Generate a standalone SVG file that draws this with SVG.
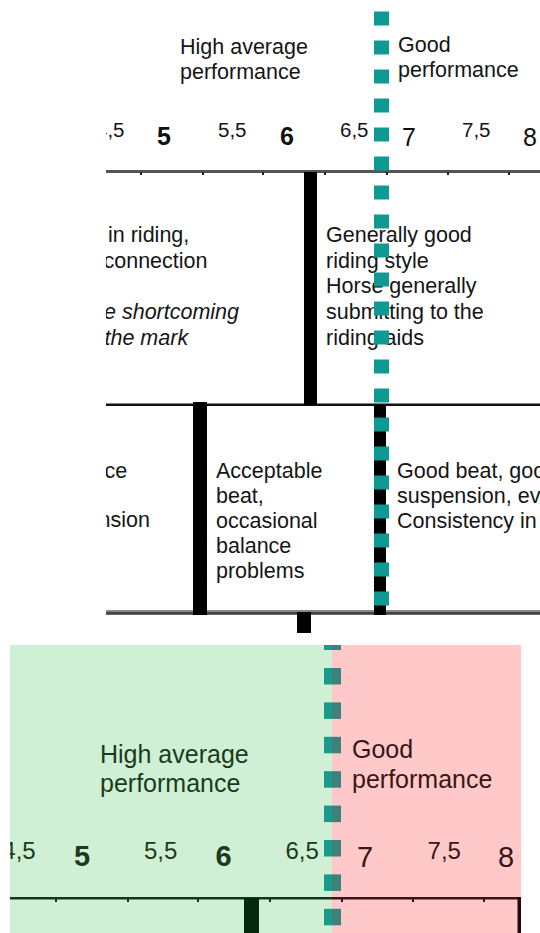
<svg xmlns="http://www.w3.org/2000/svg" width="540" height="933" viewBox="0 0 540 933">
  <style>
    .t { font-family: "Liberation Sans", Arial, sans-serif; font-size: 21.5px; fill: #151515; }
    .it { font-style: italic; }
    .half { font-family: "Liberation Sans", Arial, sans-serif; font-size: 20.5px; fill: #151515; }
    .int { font-family: "Liberation Sans", Arial, sans-serif; font-size: 25px; fill: #111; }
    .b { font-weight: bold; }
    .bt { font-family: "Liberation Sans", Arial, sans-serif; font-size: 25px; }
    .bhalf { font-family: "Liberation Sans", Arial, sans-serif; font-size: 24px; }
    .bint { font-family: "Liberation Sans", Arial, sans-serif; font-size: 29px; }
    .gtxt { fill: #1c3a20; }
    .rtxt { fill: #3a1515; }
    .teal { fill: #0e9a93; }
  </style>
  <defs>
    <clipPath id="clipTop"><rect x="106" y="0" width="434" height="640"/></clipPath>
    <clipPath id="clipBot"><rect x="10" y="645" width="511" height="288"/></clipPath>
    <rect id="sq" x="374" y="0" width="15" height="14" class="teal"/>
    <g id="bsq">
      <rect x="324" y="0" width="8.5" height="16.5" fill="#1b9a8a"/>
      <rect x="332" y="0" width="9" height="16.5" fill="#3d807c"/>
    </g>
  </defs>

  <!-- ============ TOP PANEL ============ -->
  <g id="top-panel" clip-path="url(#clipTop)">
    <g id="top-header">
      <text class="t" x="180" y="54">High average</text>
      <text class="t" x="180" y="79">performance</text>
      <text class="t" x="398" y="52">Good</text>
      <text class="t" x="398" y="77">performance</text>
    </g>
    <g id="top-scale">
      <text class="half" x="96" y="137">4,5</text>
      <text class="int b" x="157" y="145">5</text>
      <text class="half" x="218" y="137">5,5</text>
      <text class="int b" x="280" y="145">6</text>
      <text class="half" x="340" y="137">6,5</text>
      <text class="int" x="402" y="146">7</text>
      <text class="half" x="462" y="137">7,5</text>
      <text class="int" x="523" y="146">8</text>
    </g>
    <g id="top-lines">
      <rect x="106" y="170" width="434" height="3" fill="#555"/>
      <g fill="#222">
        <rect x="140" y="172" width="2" height="3"/>
        <rect x="202" y="172" width="2" height="3"/>
        <rect x="262" y="172" width="2" height="3"/>
        <rect x="324" y="172" width="2" height="3"/>
        <rect x="386" y="172" width="2" height="3"/>
        <rect x="447" y="172" width="2" height="3"/>
        <rect x="508" y="172" width="2" height="3"/>
      </g>
      <rect x="106" y="403.5" width="434" height="2.5" fill="#111"/>
      <rect x="106" y="610" width="434" height="5" fill="#888"/>
      <rect x="106" y="612" width="434" height="2.5" fill="#444"/>
    </g>
    <g id="top-bars" fill="#000">
      <rect x="304" y="172" width="13" height="233"/>
      <rect x="193" y="402" width="14" height="213"/>
      <rect x="374" y="405" width="12" height="210"/>
      <rect x="297" y="612" width="14" height="21"/>
    </g>
    <g id="row1-left">
      <text class="t" x="108" y="242">in riding,</text>
      <text class="t" x="103.5" y="268">connection</text>
      <text class="t it" x="104" y="319">e shortcoming</text>
      <text class="t it" x="104.5" y="345">the mark</text>
    </g>
    <g id="row1-right">
      <text class="t" x="326" y="242">Generally good</text>
      <text class="t" x="326" y="268">riding style</text>
      <text class="t" x="326" y="293">Horse generally</text>
      <text class="t" x="326" y="319">submitting to the</text>
      <text class="t" x="326" y="345">riding aids</text>
    </g>
    <g id="row2-left">
      <text class="t" x="104.5" y="478">ce</text>
      <text class="t" x="98.6" y="527">nsion</text>
    </g>
    <g id="row2-mid">
      <text class="t" x="216" y="478">Acceptable</text>
      <text class="t" x="216" y="503">beat,</text>
      <text class="t" x="216" y="528">occasional</text>
      <text class="t" x="216" y="553">balance</text>
      <text class="t" x="216" y="578">problems</text>
    </g>
    <g id="row2-right">
      <text class="t" x="397" y="478">Good beat, goo</text>
      <text class="t" x="397" y="503">suspension, ev</text>
      <text class="t" x="397" y="528">Consistency in</text>
    </g>
    <g id="top-dotted">
      <use href="#sq" y="11.5"/><use href="#sq" y="40.5"/><use href="#sq" y="69.5"/>
      <use href="#sq" y="98.5"/><use href="#sq" y="127.5"/><use href="#sq" y="156.5"/>
      <use href="#sq" y="185.5"/><use href="#sq" y="214.5"/><use href="#sq" y="243.5"/>
      <use href="#sq" y="272.5"/><use href="#sq" y="301.5"/><use href="#sq" y="330.5"/>
      <use href="#sq" y="359.5"/><use href="#sq" y="388.5"/><use href="#sq" y="417.5"/>
      <use href="#sq" y="446.5"/><use href="#sq" y="475.5"/><use href="#sq" y="504.5"/>
      <use href="#sq" y="533.5"/><use href="#sq" y="562.5"/><use href="#sq" y="591.5"/>
    </g>
  </g>

  <!-- ============ BOTTOM PANEL ============ -->
  <g id="bottom-panel" clip-path="url(#clipBot)">
    <rect id="zone-green" x="10" y="645" width="322" height="288" fill="#cff0d4"/>
    <rect id="zone-pink" x="332" y="645" width="189" height="288" fill="#ffc9c9"/>
    <g id="bottom-header">
      <text class="bt gtxt" x="100" y="763">High average</text>
      <text class="bt gtxt" x="100" y="792">performance</text>
      <text class="bt rtxt" x="352" y="758">Good</text>
      <text class="bt rtxt" x="352" y="788">performance</text>
    </g>
    <g id="bottom-scale">
      <text class="bhalf gtxt" x="2.3" y="859">4,5</text>
      <text class="bint b gtxt" x="74" y="866">5</text>
      <text class="bhalf gtxt" x="144" y="859">5,5</text>
      <text class="bint b gtxt" x="215.5" y="866">6</text>
      <text class="bhalf gtxt" x="285.5" y="859">6,5</text>
      <text class="bint rtxt" x="357" y="867">7</text>
      <text class="bhalf rtxt" x="427.6" y="859">7,5</text>
      <text class="bint rtxt" x="498" y="867">8</text>
    </g>
    <g id="bottom-lines">
      <rect x="10" y="897" width="322" height="2.5" fill="#17331c"/>
      <rect x="332" y="897" width="189" height="2.5" fill="#3a1414"/>
      <g fill="#17331c">
        <rect x="55" y="899" width="2" height="3"/>
        <rect x="127" y="899" width="2" height="3"/>
        <rect x="197" y="899" width="2" height="3"/>
        <rect x="269" y="899" width="2" height="3"/>
      </g>
      <g fill="#3a1414">
        <rect x="341" y="899" width="2" height="3"/>
        <rect x="412" y="899" width="2" height="3"/>
        <rect x="483" y="899" width="2" height="3"/>
      </g>
      <rect x="517.5" y="897" width="3.5" height="36" fill="#2a0808"/>
      <rect x="244" y="898" width="15" height="35" fill="#022a0c"/>
    </g>
    <g id="bottom-dotted">
      <use href="#bsq" y="633.5"/><use href="#bsq" y="668"/><use href="#bsq" y="702.4"/>
      <use href="#bsq" y="736.8"/><use href="#bsq" y="771.2"/><use href="#bsq" y="805.6"/>
      <use href="#bsq" y="840"/><use href="#bsq" y="874.4"/><use href="#bsq" y="908.8"/>
    </g>
  </g>
</svg>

• The problem:
Without the pictures, write out all of the material exactly.

• Exercise response:
Generate a standalone SVG file that draws this with SVG.
<svg xmlns="http://www.w3.org/2000/svg" width="540" height="933" viewBox="0 0 540 933">
  <style>
    .t { font-family: "Liberation Sans", Arial, sans-serif; font-size: 21.5px; fill: #151515; }
    .it { font-style: italic; }
    .half { font-family: "Liberation Sans", Arial, sans-serif; font-size: 20.5px; fill: #151515; }
    .int { font-family: "Liberation Sans", Arial, sans-serif; font-size: 25px; fill: #111; }
    .b { font-weight: bold; }
    .bt { font-family: "Liberation Sans", Arial, sans-serif; font-size: 25px; }
    .bhalf { font-family: "Liberation Sans", Arial, sans-serif; font-size: 24px; }
    .bint { font-family: "Liberation Sans", Arial, sans-serif; font-size: 29px; }
    .gtxt { fill: #1c3a20; }
    .rtxt { fill: #3a1515; }
    .teal { fill: #0e9a93; }
  </style>
  <defs>
    <clipPath id="clipTop"><rect x="106" y="0" width="434" height="640"/></clipPath>
    <clipPath id="clipBot"><rect x="10" y="645" width="511" height="288"/></clipPath>
    <rect id="sq" x="374" y="0" width="15" height="14" class="teal"/>
    <g id="bsq">
      <rect x="324" y="0" width="8.5" height="16.5" fill="#1b9a8a"/>
      <rect x="332" y="0" width="9" height="16.5" fill="#3d807c"/>
    </g>
  </defs>

  <!-- ============ TOP PANEL ============ -->
  <g id="top-panel" clip-path="url(#clipTop)">
    <g id="top-header">
      <text class="t" x="180" y="54">High average</text>
      <text class="t" x="180" y="79">performance</text>
      <text class="t" x="398" y="52">Good</text>
      <text class="t" x="398" y="77">performance</text>
    </g>
    <g id="top-scale">
      <text class="half" x="96" y="137">4,5</text>
      <text class="int b" x="157" y="145">5</text>
      <text class="half" x="218" y="137">5,5</text>
      <text class="int b" x="280" y="145">6</text>
      <text class="half" x="340" y="137">6,5</text>
      <text class="int" x="402" y="146">7</text>
      <text class="half" x="462" y="137">7,5</text>
      <text class="int" x="523" y="146">8</text>
    </g>
    <g id="top-lines">
      <rect x="106" y="170" width="434" height="3" fill="#555"/>
      <g fill="#222">
        <rect x="140" y="172" width="2" height="3"/>
        <rect x="202" y="172" width="2" height="3"/>
        <rect x="262" y="172" width="2" height="3"/>
        <rect x="324" y="172" width="2" height="3"/>
        <rect x="386" y="172" width="2" height="3"/>
        <rect x="447" y="172" width="2" height="3"/>
        <rect x="508" y="172" width="2" height="3"/>
      </g>
      <rect x="106" y="403.5" width="434" height="2.5" fill="#111"/>
      <rect x="106" y="610" width="434" height="5" fill="#888"/>
      <rect x="106" y="612" width="434" height="2.5" fill="#444"/>
    </g>
    <g id="top-bars" fill="#000">
      <rect x="304" y="172" width="13" height="233"/>
      <rect x="193" y="402" width="14" height="213"/>
      <rect x="374" y="405" width="12" height="210"/>
      <rect x="297" y="612" width="14" height="21"/>
    </g>
    <g id="row1-left">
      <text class="t" x="108" y="242">in riding,</text>
      <text class="t" x="103.5" y="268">connection</text>
      <text class="t it" x="104" y="319">e shortcoming</text>
      <text class="t it" x="104.5" y="345">the mark</text>
    </g>
    <g id="row1-right">
      <text class="t" x="326" y="242">Generally good</text>
      <text class="t" x="326" y="268">riding style</text>
      <text class="t" x="326" y="293">Horse generally</text>
      <text class="t" x="326" y="319">submitting to the</text>
      <text class="t" x="326" y="345">riding aids</text>
    </g>
    <g id="row2-left">
      <text class="t" x="104.5" y="478">ce</text>
      <text class="t" x="98.6" y="527">nsion</text>
    </g>
    <g id="row2-mid">
      <text class="t" x="216" y="478">Acceptable</text>
      <text class="t" x="216" y="503">beat,</text>
      <text class="t" x="216" y="528">occasional</text>
      <text class="t" x="216" y="553">balance</text>
      <text class="t" x="216" y="578">problems</text>
    </g>
    <g id="row2-right">
      <text class="t" x="397" y="478">Good beat, goo</text>
      <text class="t" x="397" y="503">suspension, ev</text>
      <text class="t" x="397" y="528">Consistency in</text>
    </g>
    <g id="top-dotted">
      <use href="#sq" y="11.5"/><use href="#sq" y="40.5"/><use href="#sq" y="69.5"/>
      <use href="#sq" y="98.5"/><use href="#sq" y="127.5"/><use href="#sq" y="156.5"/>
      <use href="#sq" y="185.5"/><use href="#sq" y="214.5"/><use href="#sq" y="243.5"/>
      <use href="#sq" y="272.5"/><use href="#sq" y="301.5"/><use href="#sq" y="330.5"/>
      <use href="#sq" y="359.5"/><use href="#sq" y="388.5"/><use href="#sq" y="417.5"/>
      <use href="#sq" y="446.5"/><use href="#sq" y="475.5"/><use href="#sq" y="504.5"/>
      <use href="#sq" y="533.5"/><use href="#sq" y="562.5"/><use href="#sq" y="591.5"/>
    </g>
  </g>

  <!-- ============ BOTTOM PANEL ============ -->
  <g id="bottom-panel" clip-path="url(#clipBot)">
    <rect id="zone-green" x="10" y="645" width="322" height="288" fill="#cff0d4"/>
    <rect id="zone-pink" x="332" y="645" width="189" height="288" fill="#ffc9c9"/>
    <g id="bottom-header">
      <text class="bt gtxt" x="100" y="763">High average</text>
      <text class="bt gtxt" x="100" y="792">performance</text>
      <text class="bt rtxt" x="352" y="758">Good</text>
      <text class="bt rtxt" x="352" y="788">performance</text>
    </g>
    <g id="bottom-scale">
      <text class="bhalf gtxt" x="2.3" y="859">4,5</text>
      <text class="bint b gtxt" x="74" y="866">5</text>
      <text class="bhalf gtxt" x="144" y="859">5,5</text>
      <text class="bint b gtxt" x="215.5" y="866">6</text>
      <text class="bhalf gtxt" x="285.5" y="859">6,5</text>
      <text class="bint rtxt" x="357" y="867">7</text>
      <text class="bhalf rtxt" x="427.6" y="859">7,5</text>
      <text class="bint rtxt" x="498" y="867">8</text>
    </g>
    <g id="bottom-lines">
      <rect x="10" y="897" width="322" height="2.5" fill="#17331c"/>
      <rect x="332" y="897" width="189" height="2.5" fill="#3a1414"/>
      <g fill="#17331c">
        <rect x="55" y="899" width="2" height="3"/>
        <rect x="127" y="899" width="2" height="3"/>
        <rect x="197" y="899" width="2" height="3"/>
        <rect x="269" y="899" width="2" height="3"/>
      </g>
      <g fill="#3a1414">
        <rect x="341" y="899" width="2" height="3"/>
        <rect x="412" y="899" width="2" height="3"/>
        <rect x="483" y="899" width="2" height="3"/>
      </g>
      <rect x="517.5" y="897" width="3.5" height="36" fill="#2a0808"/>
      <rect x="244" y="898" width="15" height="35" fill="#022a0c"/>
    </g>
    <g id="bottom-dotted">
      <use href="#bsq" y="633.5"/><use href="#bsq" y="668"/><use href="#bsq" y="702.4"/>
      <use href="#bsq" y="736.8"/><use href="#bsq" y="771.2"/><use href="#bsq" y="805.6"/>
      <use href="#bsq" y="840"/><use href="#bsq" y="874.4"/><use href="#bsq" y="908.8"/>
    </g>
  </g>
</svg>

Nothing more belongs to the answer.